Verdict on JIVE ETF (NASDAQ:JIVE): Hold at $90, Buy on pullbacks, not a Sell yet
Pulling everything together, JIVE ETF (NASDAQ:JIVE) at about $90 is no longer the deep-value secret it was when it traded in the mid-50s. The price is at the top of its $54.62–$91.37 one-year range, the portfolio’s 14–16x forward P/E sits near the top end of historical ex-U.S. value multiples, and sector and regional exposures are already heavily re-rated. On the positive side, you still have a 2.5–3.0% yield, reasonably stable earnings from diversified non-U.S. large and mid-caps, strong relative strength versus both U.S. and international benchmarks, and evidence that the manager can generate double-digit alpha in the right regimes.
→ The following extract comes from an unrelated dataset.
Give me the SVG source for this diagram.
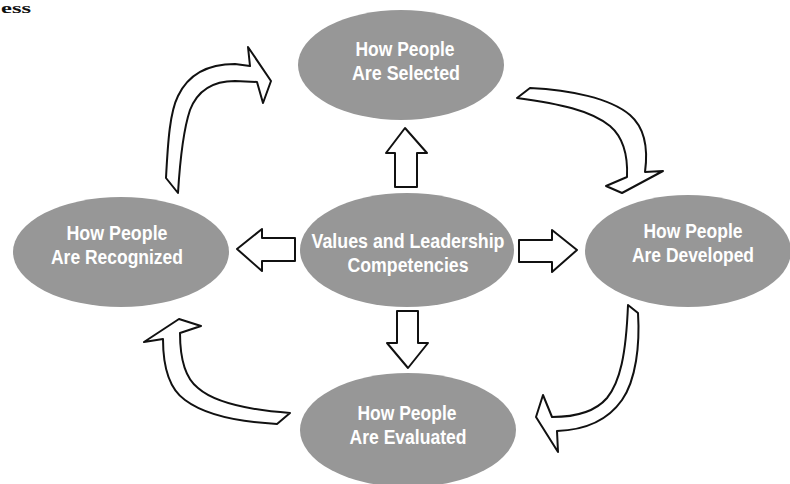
<svg xmlns="http://www.w3.org/2000/svg" width="790" height="484" viewBox="0 0 790 484">
  <style>
    .node { fill: #979797; }
    .label { font-family: "Liberation Sans Narrow", "Liberation Sans", Arial, sans-serif; font-weight: bold; font-size: 20px; fill: #ffffff; text-anchor: middle; }
    .arrow { fill: #ffffff; stroke: #111111; stroke-width: 2; stroke-linejoin: round; }
    .caption { font-family: "Liberation Serif", "Times New Roman", serif; font-weight: bold; font-size: 15px; fill: #111111; }
  </style>
  <rect width="790" height="484" fill="#ffffff"/>

  <!-- caption text at the top edge -->
  <text class="caption" x="1" y="13" textLength="30" lengthAdjust="spacingAndGlyphs">ess</text>

  <!-- connectors: block arrows from the centre and curved cycle arrows -->
  <g id="connectors">
    <!-- up -->
    <path class="arrow" d="M395,187 L395,153 L386,153 L405,128 L427,153 L417,153 L417,187 Z"/>
    <!-- down -->
    <path class="arrow" d="M397,311 L418,311 L418,343 L428,343 L408,368 L387,343 L397,343 Z"/>
    <!-- left -->
    <path class="arrow" d="M295,238 L262,238 L262,229 L237,249 L262,271 L262,261 L295,261 Z"/>
    <!-- right -->
    <path class="arrow" d="M519,240 L552,240 L552,230 L577,250 L552,272 L552,262 L519,262 Z"/>

    <!-- Recognized -> Selected -->
    <path class="arrow" d="M166,178 C168,140 170,112 178,96 C188,75 208,64 235,64 L250,66 L248,47 L271,81 L263,103 L257,82 L235,81 C212,81 197,92 190,110 C184,128 180,160 178,193 Z"/>
    <!-- Selected -> Developed -->
    <path class="arrow" d="M517,98 L530,88 C570,90 610,98 630,115 C645,128 648,150 645,172 L663,171 L622,193 L606,186 L627,177 C628,155 624,138 610,126 C590,110 560,104 517,98 Z"/>
    <!-- Developed -> Evaluated -->
    <path class="arrow" d="M628,305 L638,313 C640,345 636,380 622,400 C608,420 585,430 557,431 L558,452 L536,417 L543,395 L552,417 C575,417 595,412 607,398 C620,382 626,355 628,305 Z"/>
    <!-- Evaluated -> Recognized -->
    <path class="arrow" d="M290,413 L277,424 C240,422 205,415 185,400 C168,388 163,365 163,339 L144,342 L179,319 L201,326 L180,333 C180,360 185,378 198,388 C215,403 250,410 290,413 Z"/>
  </g>

  <g id="node-selected">
    <ellipse class="node" cx="401" cy="65" rx="103" ry="55"/>
    <text class="label" x="405" y="56" textLength="99" lengthAdjust="spacingAndGlyphs">How People</text>
    <text class="label" x="406" y="80" textLength="108" lengthAdjust="spacingAndGlyphs">Are Selected</text>
  </g>

  <g id="node-recognized">
    <ellipse class="node" cx="121" cy="252" rx="108" ry="55"/>
    <text class="label" x="117" y="240" textLength="101" lengthAdjust="spacingAndGlyphs">How People</text>
    <text class="label" x="117" y="264" textLength="132" lengthAdjust="spacingAndGlyphs">Are Recognized</text>
  </g>

  <g id="node-values">
    <ellipse class="node" cx="407" cy="250" rx="107" ry="57"/>
    <text class="label" x="408" y="248" textLength="193" lengthAdjust="spacingAndGlyphs">Values and Leadership</text>
    <text class="label" x="408" y="272" textLength="121" lengthAdjust="spacingAndGlyphs">Competencies</text>
  </g>

  <g id="node-developed">
    <ellipse class="node" cx="688" cy="251" rx="103" ry="56"/>
    <text class="label" x="693" y="238" textLength="99" lengthAdjust="spacingAndGlyphs">How People</text>
    <text class="label" x="693" y="262" textLength="122" lengthAdjust="spacingAndGlyphs">Are Developed</text>
  </g>

  <g id="node-evaluated">
    <ellipse class="node" cx="408" cy="430" rx="108" ry="57"/>
    <text class="label" x="407" y="420" textLength="99" lengthAdjust="spacingAndGlyphs">How People</text>
    <text class="label" x="408" y="444" textLength="117" lengthAdjust="spacingAndGlyphs">Are Evaluated</text>
  </g>
</svg>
At current levels, the risk-reward is no longer asymmetric enough to justify calling it a fresh high-conviction buy. The more rational call is straightforward. At around $90, JIVE is a Hold for existing investors who rode the move; it remains a viable core international value sleeve, but new capital is better deployed on pullbacks into the $82–85 support zone, where long-term signals and valuation both re-align. Only if the fund were to push materially above the low-90s without a corresponding step-up in earnings and dividend power would it drift toward a Sell on valuation grounds. For now, JIVE ETF is a Hold with a buy-the-dip bias, not something to chase aggressively at the top of its range.